**OBJECTIVE**
Skip any picture you find and retype all the remaining lines exactly.

**DATASET ROWS**
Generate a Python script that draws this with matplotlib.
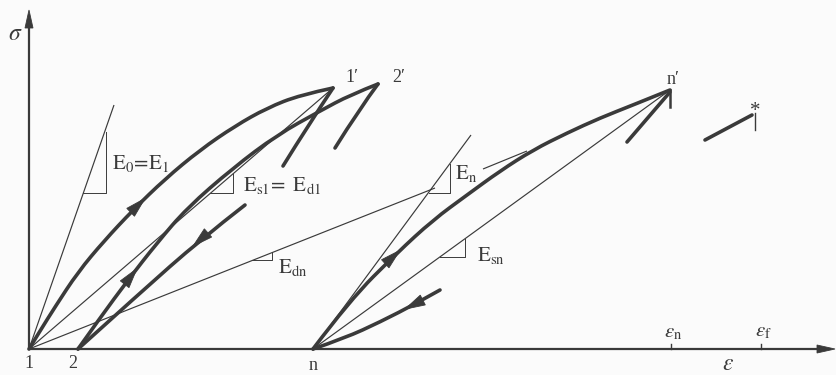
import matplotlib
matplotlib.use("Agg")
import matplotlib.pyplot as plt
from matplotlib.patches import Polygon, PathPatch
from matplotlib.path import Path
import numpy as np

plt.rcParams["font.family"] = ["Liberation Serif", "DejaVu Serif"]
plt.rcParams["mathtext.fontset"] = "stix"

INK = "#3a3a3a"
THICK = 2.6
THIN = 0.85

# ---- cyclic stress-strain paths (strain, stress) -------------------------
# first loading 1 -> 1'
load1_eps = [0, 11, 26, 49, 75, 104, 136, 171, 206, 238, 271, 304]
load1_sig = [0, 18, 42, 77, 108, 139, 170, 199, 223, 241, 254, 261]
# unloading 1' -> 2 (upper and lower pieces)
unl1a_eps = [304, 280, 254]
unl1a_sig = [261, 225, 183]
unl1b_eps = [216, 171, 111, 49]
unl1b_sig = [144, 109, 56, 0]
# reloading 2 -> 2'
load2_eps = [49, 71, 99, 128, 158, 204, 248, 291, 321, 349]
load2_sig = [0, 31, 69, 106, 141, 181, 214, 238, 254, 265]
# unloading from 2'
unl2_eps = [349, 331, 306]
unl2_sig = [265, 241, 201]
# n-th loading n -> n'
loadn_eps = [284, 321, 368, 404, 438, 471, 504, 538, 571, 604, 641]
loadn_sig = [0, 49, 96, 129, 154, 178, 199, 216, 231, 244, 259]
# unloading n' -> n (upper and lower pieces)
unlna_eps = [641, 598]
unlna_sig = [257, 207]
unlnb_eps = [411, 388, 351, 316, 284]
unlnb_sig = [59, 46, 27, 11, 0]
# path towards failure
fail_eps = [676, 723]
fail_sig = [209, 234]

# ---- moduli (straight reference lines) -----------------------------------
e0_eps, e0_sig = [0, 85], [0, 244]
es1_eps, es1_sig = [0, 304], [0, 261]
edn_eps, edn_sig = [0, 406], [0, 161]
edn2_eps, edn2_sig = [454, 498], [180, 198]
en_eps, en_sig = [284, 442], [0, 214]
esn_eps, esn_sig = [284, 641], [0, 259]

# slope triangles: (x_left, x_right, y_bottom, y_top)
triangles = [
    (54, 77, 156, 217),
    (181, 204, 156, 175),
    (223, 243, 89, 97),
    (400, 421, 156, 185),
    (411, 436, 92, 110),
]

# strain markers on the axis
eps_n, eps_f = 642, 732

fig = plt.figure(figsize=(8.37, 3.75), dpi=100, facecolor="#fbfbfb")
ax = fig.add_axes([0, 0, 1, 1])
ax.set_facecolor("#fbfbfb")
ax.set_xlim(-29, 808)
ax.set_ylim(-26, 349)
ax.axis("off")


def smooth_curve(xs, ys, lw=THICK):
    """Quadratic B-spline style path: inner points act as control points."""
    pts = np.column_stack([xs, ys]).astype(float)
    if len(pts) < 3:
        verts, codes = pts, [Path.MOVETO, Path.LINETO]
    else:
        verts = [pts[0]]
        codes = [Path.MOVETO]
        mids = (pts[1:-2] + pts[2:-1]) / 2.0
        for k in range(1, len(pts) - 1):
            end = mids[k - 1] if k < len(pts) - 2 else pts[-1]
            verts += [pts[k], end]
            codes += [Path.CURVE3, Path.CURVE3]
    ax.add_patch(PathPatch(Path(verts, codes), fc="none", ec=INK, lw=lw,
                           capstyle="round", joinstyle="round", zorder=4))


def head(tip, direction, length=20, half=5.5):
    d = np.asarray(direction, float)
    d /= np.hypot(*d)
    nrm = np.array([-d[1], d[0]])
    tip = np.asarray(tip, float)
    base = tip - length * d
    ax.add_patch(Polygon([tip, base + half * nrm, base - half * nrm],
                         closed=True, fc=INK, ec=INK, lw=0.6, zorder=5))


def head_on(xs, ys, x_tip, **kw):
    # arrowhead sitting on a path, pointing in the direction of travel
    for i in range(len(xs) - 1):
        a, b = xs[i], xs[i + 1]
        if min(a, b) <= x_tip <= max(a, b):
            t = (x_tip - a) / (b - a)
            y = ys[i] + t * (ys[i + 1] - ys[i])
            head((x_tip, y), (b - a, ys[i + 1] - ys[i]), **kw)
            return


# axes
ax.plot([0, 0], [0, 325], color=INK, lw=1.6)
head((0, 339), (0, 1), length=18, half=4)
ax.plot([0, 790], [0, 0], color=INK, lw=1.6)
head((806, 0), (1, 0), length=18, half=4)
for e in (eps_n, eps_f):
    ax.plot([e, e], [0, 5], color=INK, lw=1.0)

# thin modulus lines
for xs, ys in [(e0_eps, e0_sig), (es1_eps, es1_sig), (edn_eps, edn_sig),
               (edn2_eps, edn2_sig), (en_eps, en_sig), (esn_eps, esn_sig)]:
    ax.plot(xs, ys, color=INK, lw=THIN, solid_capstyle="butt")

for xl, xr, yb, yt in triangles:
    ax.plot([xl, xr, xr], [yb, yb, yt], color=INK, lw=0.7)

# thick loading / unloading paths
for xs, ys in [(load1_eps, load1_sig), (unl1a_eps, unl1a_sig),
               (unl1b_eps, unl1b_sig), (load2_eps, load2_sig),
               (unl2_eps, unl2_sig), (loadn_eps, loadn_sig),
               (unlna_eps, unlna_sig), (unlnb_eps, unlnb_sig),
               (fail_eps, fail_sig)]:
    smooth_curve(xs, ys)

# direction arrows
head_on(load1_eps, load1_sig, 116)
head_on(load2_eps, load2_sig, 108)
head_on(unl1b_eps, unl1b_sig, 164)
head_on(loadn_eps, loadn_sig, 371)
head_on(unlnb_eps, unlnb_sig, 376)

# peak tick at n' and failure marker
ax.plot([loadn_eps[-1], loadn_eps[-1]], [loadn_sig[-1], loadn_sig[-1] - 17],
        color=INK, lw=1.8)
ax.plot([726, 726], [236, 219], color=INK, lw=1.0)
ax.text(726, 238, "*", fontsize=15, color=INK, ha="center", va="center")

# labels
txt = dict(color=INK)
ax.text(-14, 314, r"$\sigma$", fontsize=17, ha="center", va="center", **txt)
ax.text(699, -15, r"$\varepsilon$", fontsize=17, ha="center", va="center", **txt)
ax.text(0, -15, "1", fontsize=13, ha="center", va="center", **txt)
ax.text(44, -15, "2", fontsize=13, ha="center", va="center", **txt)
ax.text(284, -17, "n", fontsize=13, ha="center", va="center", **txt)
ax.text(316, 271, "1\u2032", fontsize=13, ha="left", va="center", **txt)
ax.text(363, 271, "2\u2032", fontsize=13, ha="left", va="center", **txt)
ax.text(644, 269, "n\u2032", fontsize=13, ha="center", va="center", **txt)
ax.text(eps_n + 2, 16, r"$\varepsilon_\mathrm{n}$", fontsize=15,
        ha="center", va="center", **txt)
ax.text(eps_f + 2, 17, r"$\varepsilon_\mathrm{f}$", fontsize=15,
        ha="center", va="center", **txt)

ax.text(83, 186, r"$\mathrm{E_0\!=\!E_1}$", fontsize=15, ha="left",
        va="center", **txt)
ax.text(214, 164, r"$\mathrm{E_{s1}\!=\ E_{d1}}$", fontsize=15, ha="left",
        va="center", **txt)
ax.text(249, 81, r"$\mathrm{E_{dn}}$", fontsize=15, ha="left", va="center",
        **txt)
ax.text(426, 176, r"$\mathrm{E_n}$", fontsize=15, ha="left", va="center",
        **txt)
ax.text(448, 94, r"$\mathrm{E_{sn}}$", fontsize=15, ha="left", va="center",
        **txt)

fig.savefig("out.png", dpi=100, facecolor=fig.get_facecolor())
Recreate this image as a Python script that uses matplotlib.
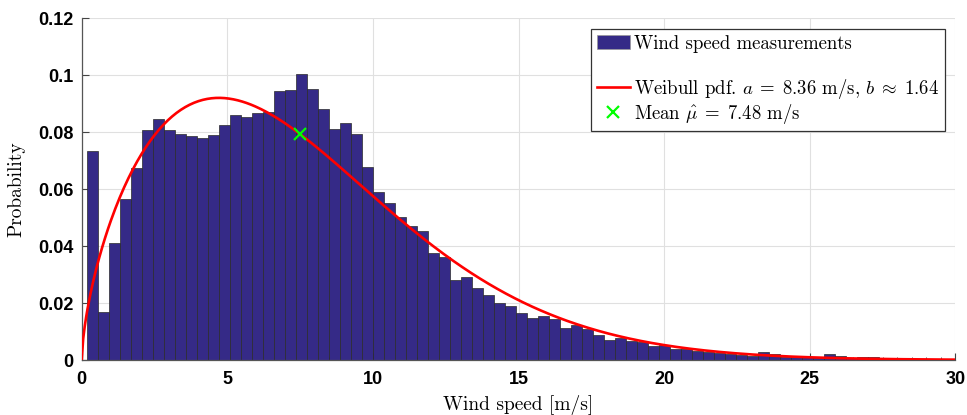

**RESPONSE TO THIS TASK**
Generate a Python script that draws this with matplotlib.
import matplotlib
matplotlib.use("Agg")
import matplotlib.pyplot as plt
from matplotlib.patches import Polygon, PathPatch
from matplotlib.path import Path
import numpy as np

plt.rcParams["font.family"] = ["Liberation Serif", "DejaVu Serif"]
plt.rcParams["mathtext.fontset"] = "stix"

INK = "#3a3a3a"
THICK = 2.6
THIN = 0.85

# ---- cyclic stress-strain paths (strain, stress) -------------------------
# first loading 1 -> 1'
load1_eps = [0, 11, 26, 49, 75, 104, 136, 171, 206, 238, 271, 304]
load1_sig = [0, 18, 42, 77, 108, 139, 170, 199, 223, 241, 254, 261]
# unloading 1' -> 2 (upper and lower pieces)
unl1a_eps = [304, 280, 254]
unl1a_sig = [261, 225, 183]
unl1b_eps = [216, 171, 111, 49]
unl1b_sig = [144, 109, 56, 0]
# reloading 2 -> 2'
load2_eps = [49, 71, 99, 128, 158, 204, 248, 291, 321, 349]
load2_sig = [0, 31, 69, 106, 141, 181, 214, 238, 254, 265]
# unloading from 2'
unl2_eps = [349, 331, 306]
unl2_sig = [265, 241, 201]
# n-th loading n -> n'
loadn_eps = [284, 321, 368, 404, 438, 471, 504, 538, 571, 604, 641]
loadn_sig = [0, 49, 96, 129, 154, 178, 199, 216, 231, 244, 259]
# unloading n' -> n (upper and lower pieces)
unlna_eps = [641, 598]
unlna_sig = [257, 207]
unlnb_eps = [411, 388, 351, 316, 284]
unlnb_sig = [59, 46, 27, 11, 0]
# path towards failure
fail_eps = [676, 723]
fail_sig = [209, 234]

# ---- moduli (straight reference lines) -----------------------------------
e0_eps, e0_sig = [0, 85], [0, 244]
es1_eps, es1_sig = [0, 304], [0, 261]
edn_eps, edn_sig = [0, 406], [0, 161]
edn2_eps, edn2_sig = [454, 498], [180, 198]
en_eps, en_sig = [284, 442], [0, 214]
esn_eps, esn_sig = [284, 641], [0, 259]

# slope triangles: (x_left, x_right, y_bottom, y_top)
triangles = [
    (54, 77, 156, 217),
    (181, 204, 156, 175),
    (223, 243, 89, 97),
    (400, 421, 156, 185),
    (411, 436, 92, 110),
]

# strain markers on the axis
eps_n, eps_f = 642, 732

fig = plt.figure(figsize=(8.37, 3.75), dpi=100, facecolor="#fbfbfb")
ax = fig.add_axes([0, 0, 1, 1])
ax.set_facecolor("#fbfbfb")
ax.set_xlim(-29, 808)
ax.set_ylim(-26, 349)
ax.axis("off")


def smooth_curve(xs, ys, lw=THICK):
    """Quadratic B-spline style path: inner points act as control points."""
    pts = np.column_stack([xs, ys]).astype(float)
    if len(pts) < 3:
        verts, codes = pts, [Path.MOVETO, Path.LINETO]
    else:
        verts = [pts[0]]
        codes = [Path.MOVETO]
        mids = (pts[1:-2] + pts[2:-1]) / 2.0
        for k in range(1, len(pts) - 1):
            end = mids[k - 1] if k < len(pts) - 2 else pts[-1]
            verts += [pts[k], end]
            codes += [Path.CURVE3, Path.CURVE3]
    ax.add_patch(PathPatch(Path(verts, codes), fc="none", ec=INK, lw=lw,
                           capstyle="round", joinstyle="round", zorder=4))


def head(tip, direction, length=20, half=5.5):
    d = np.asarray(direction, float)
    d /= np.hypot(*d)
    nrm = np.array([-d[1], d[0]])
    tip = np.asarray(tip, float)
    base = tip - length * d
    ax.add_patch(Polygon([tip, base + half * nrm, base - half * nrm],
                         closed=True, fc=INK, ec=INK, lw=0.6, zorder=5))


def head_on(xs, ys, x_tip, **kw):
    # arrowhead sitting on a path, pointing in the direction of travel
    for i in range(len(xs) - 1):
        a, b = xs[i], xs[i + 1]
        if min(a, b) <= x_tip <= max(a, b):
            t = (x_tip - a) / (b - a)
            y = ys[i] + t * (ys[i + 1] - ys[i])
            head((x_tip, y), (b - a, ys[i + 1] - ys[i]), **kw)
            return


# axes
ax.plot([0, 0], [0, 325], color=INK, lw=1.6)
head((0, 339), (0, 1), length=18, half=4)
ax.plot([0, 790], [0, 0], color=INK, lw=1.6)
head((806, 0), (1, 0), length=18, half=4)
for e in (eps_n, eps_f):
    ax.plot([e, e], [0, 5], color=INK, lw=1.0)

# thin modulus lines
for xs, ys in [(e0_eps, e0_sig), (es1_eps, es1_sig), (edn_eps, edn_sig),
               (edn2_eps, edn2_sig), (en_eps, en_sig), (esn_eps, esn_sig)]:
    ax.plot(xs, ys, color=INK, lw=THIN, solid_capstyle="butt")

for xl, xr, yb, yt in triangles:
    ax.plot([xl, xr, xr], [yb, yb, yt], color=INK, lw=0.7)

# thick loading / unloading paths
for xs, ys in [(load1_eps, load1_sig), (unl1a_eps, unl1a_sig),
               (unl1b_eps, unl1b_sig), (load2_eps, load2_sig),
               (unl2_eps, unl2_sig), (loadn_eps, loadn_sig),
               (unlna_eps, unlna_sig), (unlnb_eps, unlnb_sig),
               (fail_eps, fail_sig)]:
    smooth_curve(xs, ys)

# direction arrows
head_on(load1_eps, load1_sig, 116)
head_on(load2_eps, load2_sig, 108)
head_on(unl1b_eps, unl1b_sig, 164)
head_on(loadn_eps, loadn_sig, 371)
head_on(unlnb_eps, unlnb_sig, 376)

# peak tick at n' and failure marker
ax.plot([loadn_eps[-1], loadn_eps[-1]], [loadn_sig[-1], loadn_sig[-1] - 17],
        color=INK, lw=1.8)
ax.plot([726, 726], [236, 219], color=INK, lw=1.0)
ax.text(726, 238, "*", fontsize=15, color=INK, ha="center", va="center")

# labels
txt = dict(color=INK)
ax.text(-14, 314, r"$\sigma$", fontsize=17, ha="center", va="center", **txt)
ax.text(699, -15, r"$\varepsilon$", fontsize=17, ha="center", va="center", **txt)
ax.text(0, -15, "1", fontsize=13, ha="center", va="center", **txt)
ax.text(44, -15, "2", fontsize=13, ha="center", va="center", **txt)
ax.text(284, -17, "n", fontsize=13, ha="center", va="center", **txt)
ax.text(316, 271, "1\u2032", fontsize=13, ha="left", va="center", **txt)
ax.text(363, 271, "2\u2032", fontsize=13, ha="left", va="center", **txt)
ax.text(644, 269, "n\u2032", fontsize=13, ha="center", va="center", **txt)
ax.text(eps_n + 2, 16, r"$\varepsilon_\mathrm{n}$", fontsize=15,
        ha="center", va="center", **txt)
ax.text(eps_f + 2, 17, r"$\varepsilon_\mathrm{f}$", fontsize=15,
        ha="center", va="center", **txt)

ax.text(83, 186, r"$\mathrm{E_0\!=\!E_1}$", fontsize=15, ha="left",
        va="center", **txt)
ax.text(214, 164, r"$\mathrm{E_{s1}\!=\ E_{d1}}$", fontsize=15, ha="left",
        va="center", **txt)
ax.text(249, 81, r"$\mathrm{E_{dn}}$", fontsize=15, ha="left", va="center",
        **txt)
ax.text(426, 176, r"$\mathrm{E_n}$", fontsize=15, ha="left", va="center",
        **txt)
ax.text(448, 94, r"$\mathrm{E_{sn}}$", fontsize=15, ha="left", va="center",
        **txt)

fig.savefig("out.png", dpi=100, facecolor=fig.get_facecolor())
Recreate this image as a Python script that uses matplotlib.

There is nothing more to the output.